O Chega, que precisava de romper o ciclo de revelações danosas sobre o seu grupo parlamentar, foi um catalisador inicial da crise. André Ventura farejou material para uma manobra de distração e avançou com a moção de censura que acabou por concentrar a atenção dos media sobre a Spinumviva - e que foi instrumental para o escalar do caso. O que lhe parecia uma trufa negra quando começou a escavar revelou ser uma caríssima trufa branca, que lhe permite fazer todo o tipo de propaganda anti-sistema.
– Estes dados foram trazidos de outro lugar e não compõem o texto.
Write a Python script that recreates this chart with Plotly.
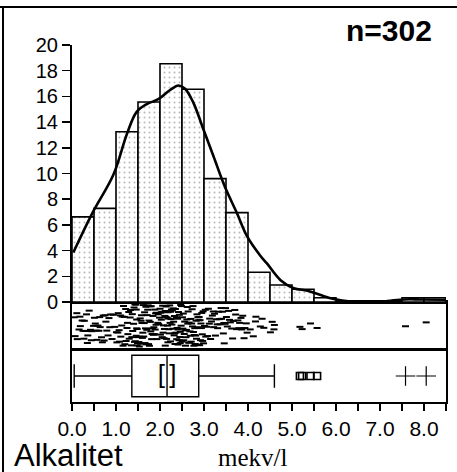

Ventura pode vir a perder parte da votação recorde de há um ano – o resultado e a mobilização eleitoral são incertos. Mas ganha uma oportunidade para purgar uma parte da sua bancada parlamentar, que lhe causaria seguramente mais danos nos próximos meses. Conseguirá recrutar melhor?

Rui Tavares

À esquerda, Rui Tavares foi ontem o mais eficaz a expor os problemas éticos e a falta de lealdade institucional de Luís Montenegro, procurando – tal como a IL – apresentar o Livre (no seu campo político) como uma alternativa civilizada ao caos. O lado "construtivo" do pequeno partido pode salvá-lo no meio da degradação à esquerda -sobretudo do Bloco - e em todo o sistema. 

GANHADORES

Rui Rocha

Foi um adulto na sala. Votar a favor da moção de confiança, por entre as inevitáveis críticas duras à conduta do primeiro-ministro, diferenciou a IL da oposição. Por um lado, mostra um partido mais adulto, que vai ao encontro ao desejo da maioria do eleitorado (em particular à direita) de evitar novas eleições. Por outro, não queima a ponte com o PSD para o pós-eleições (importante caso o PSD vença). A IL terá agora de vencer o desafio perdido nas eleições de há um ano: ser relevante num parlamento fragmentado.

Gouveia e Melo

Dez meses em política – o que falta até às eleições presidenciais – é uma eternidade. Mas o espetáculo montado ontem na Assembleia da República, e a incapacidade dos partidos em zelar pela imagem das instituições e pela estabilidade mínima na governação, cairão muito bem na mensagem com que o almirante Gouveia e Melo espera conquistar a Presidência da República. Por oposição, todos os candidatos e pré-candidatos vistos como "partidários" sofreram ontem um duro revés.